▶ _Challenge_:
Starting at the first line of the listing below, repeat each line exactly until the line containing "showlegend=False), row=1, col=1)", which you include. Leave out pictures.

start Collected data

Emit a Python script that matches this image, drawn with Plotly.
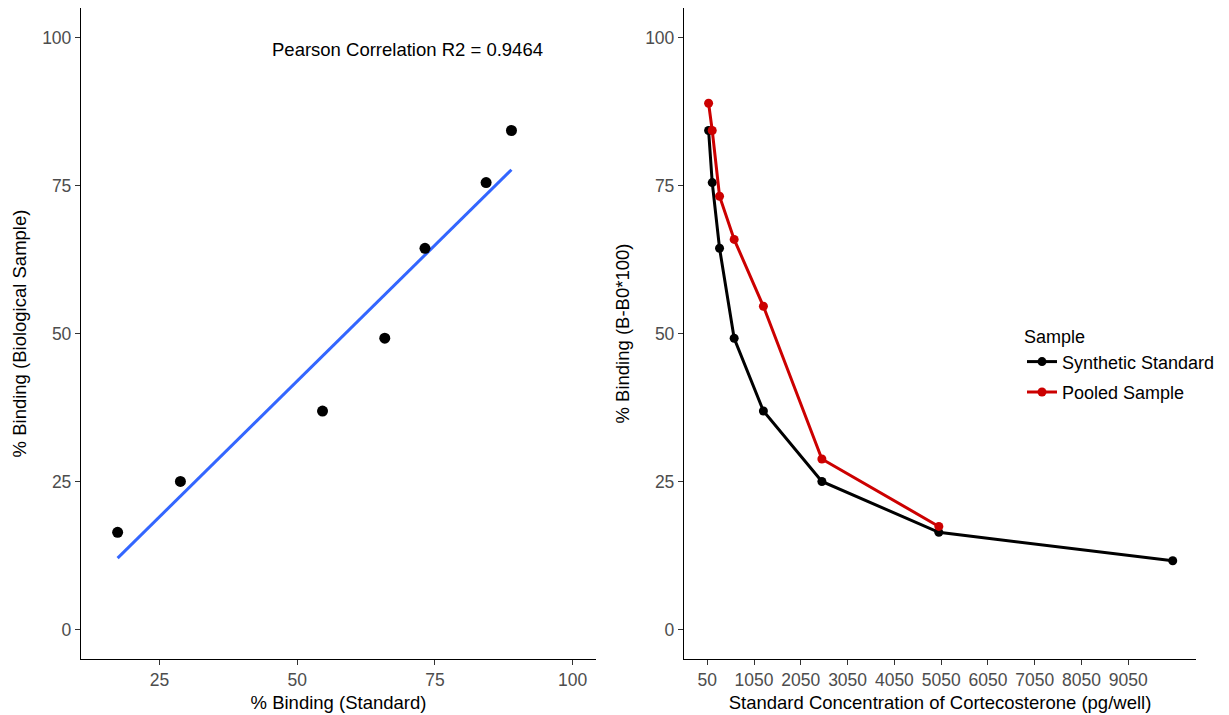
import numpy as np
import plotly.graph_objects as go
from plotly.subplots import make_subplots

# Standard curve concentrations (pg/well), two-fold dilution series
concentration = [78.125, 156.25, 312.5, 625, 1250, 2500, 5000, 10000]

# % binding (B/B0*100) per sample type
synthetic_standard = [84.3, 75.5, 64.4, 49.2, 36.9, 25.0, 16.4, 11.6]
pooled_sample = [88.9, 84.3, 73.2, 65.9, 54.6, 28.8, 17.4]

x_ticks_conc = [50, 1050, 2050, 3050, 4050, 5050, 6050, 7050, 8050, 9050]
y_ticks = [0, 25, 50, 75, 100]
x_ticks_binding = [25, 50, 75, 100]

r2_label = "Pearson Correlation R2 = 0.9464"

# Left panel: pooled sample binding vs standard binding at matching concentrations
x_corr = np.array(pooled_sample)
y_corr = np.array(synthetic_standard[:len(pooled_sample)])
slope, intercept = np.polyfit(x_corr, y_corr, 1)
x_fit = np.array([x_corr.min(), x_corr.max()])
y_fit = slope * x_fit + intercept

FONT = "Liberation Sans, Arial, sans-serif"
TICK_GREY = "#4D4D4D"
BLACK = "#000000"
RED = "#CC0000"
BLUE = "#3366FF"

fig = make_subplots(rows=1, cols=2)

fig.add_trace(go.Scatter(x=x_fit, y=y_fit, mode="lines",
                         line=dict(color=BLUE, width=3),
                         showlegend=False, hoverinfo="skip"), row=1, col=1)
fig.add_trace(go.Scatter(x=x_corr, y=y_corr, mode="markers",
                         marker=dict(color=BLACK, size=11),
                         showlegend=False), row=1, col=1)

fig.add_trace(go.Scatter(x=concentration, y=synthetic_standard, mode="lines+markers",
                         name="Synthetic Standard", legendgroup="a",
                         line=dict(color=BLACK, width=3),
                         marker=dict(color=BLACK, size=9)), row=1, col=2)
fig.add_trace(go.Scatter(x=concentration[:len(pooled_sample)], y=pooled_sample,
                         mode="lines+markers", name="Pooled Sample", legendgroup="b",
                         line=dict(color=RED, width=3),
                         marker=dict(color=RED, size=9)), row=1, col=2)

W, H = 1229, 715
ydom = [1 - 659 / H, 1 - 8 / H]

axis_common = dict(
    showline=True, linecolor=BLACK, linewidth=1.3, mirror=False,
    showgrid=False, zeroline=False,
    ticks="outside", ticklen=5, tickwidth=1.1, tickcolor="#333333",
    tickfont=dict(family=FONT, size=17.5, color=TICK_GREY),
)

fig.update_xaxes(axis_common)
fig.update_yaxes(axis_common)

title_font = dict(family=FONT, size=18.5, color=BLACK)

fig.update_xaxes(row=1, col=1, domain=[81 / W, 596 / W], range=[10.75, 104.25],
                 tickvals=x_ticks_binding,
                 title=dict(text="% Binding (Standard)", standoff=6, font=title_font))
fig.update_yaxes(row=1, col=1, domain=ydom, range=[-5, 105], tickvals=y_ticks,
                 title=dict(text="% Binding (Biological Sample)", standoff=10, font=title_font))
fig.update_xaxes(row=1, col=2, domain=[684 / W, 1196 / W], range=[-447.5, 10497.5],
                 tickvals=x_ticks_conc,
                 title=dict(text="Standard Concentration of Cortecosterone (pg/well)", standoff=6,
                            font=title_font))
fig.update_yaxes(row=1, col=2, domain=ydom, range=[-5, 105], tickvals=y_ticks,
                 title=dict(text="% Binding (B-B0*100)", standoff=10, font=title_font))

fig.add_annotation(x=70, y=98, xref="x", yref="y", text=r2_label, showarrow=False,
                   font=dict(family=FONT, size=18.5, color=BLACK))

fig.update_layout(
    width=W, height=H,
    margin=dict(l=0, r=0, t=0, b=0),
    paper_bgcolor="white", plot_bgcolor="white",
    font=dict(family=FONT, color=BLACK),
    legend=dict(
        x=1022 / W, y=1 - 320 / H, xanchor="left", yanchor="top",
        title=dict(text="Sample", font=dict(family=FONT, size=18, color=BLACK)),
        font=dict(family=FONT, size=18, color=BLACK),
        tracegroupgap=4, itemwidth=30, bgcolor="rgba(0,0,0,0)",
    ),
)

fig.write_html("out.html")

end Collected data

▶ _Correct output_:
Emit a Python script that matches this image, drawn with Plotly.
import numpy as np
import plotly.graph_objects as go
from plotly.subplots import make_subplots

# Standard curve concentrations (pg/well), two-fold dilution series
concentration = [78.125, 156.25, 312.5, 625, 1250, 2500, 5000, 10000]

# % binding (B/B0*100) per sample type
synthetic_standard = [84.3, 75.5, 64.4, 49.2, 36.9, 25.0, 16.4, 11.6]
pooled_sample = [88.9, 84.3, 73.2, 65.9, 54.6, 28.8, 17.4]

x_ticks_conc = [50, 1050, 2050, 3050, 4050, 5050, 6050, 7050, 8050, 9050]
y_ticks = [0, 25, 50, 75, 100]
x_ticks_binding = [25, 50, 75, 100]

r2_label = "Pearson Correlation R2 = 0.9464"

# Left panel: pooled sample binding vs standard binding at matching concentrations
x_corr = np.array(pooled_sample)
y_corr = np.array(synthetic_standard[:len(pooled_sample)])
slope, intercept = np.polyfit(x_corr, y_corr, 1)
x_fit = np.array([x_corr.min(), x_corr.max()])
y_fit = slope * x_fit + intercept

FONT = "Liberation Sans, Arial, sans-serif"
TICK_GREY = "#4D4D4D"
BLACK = "#000000"
RED = "#CC0000"
BLUE = "#3366FF"

fig = make_subplots(rows=1, cols=2)

fig.add_trace(go.Scatter(x=x_fit, y=y_fit, mode="lines",
                         line=dict(color=BLUE, width=3),
                         showlegend=False, hoverinfo="skip"), row=1, col=1)
fig.add_trace(go.Scatter(x=x_corr, y=y_corr, mode="markers",
                         marker=dict(color=BLACK, size=11),
                         showlegend=False), row=1, col=1)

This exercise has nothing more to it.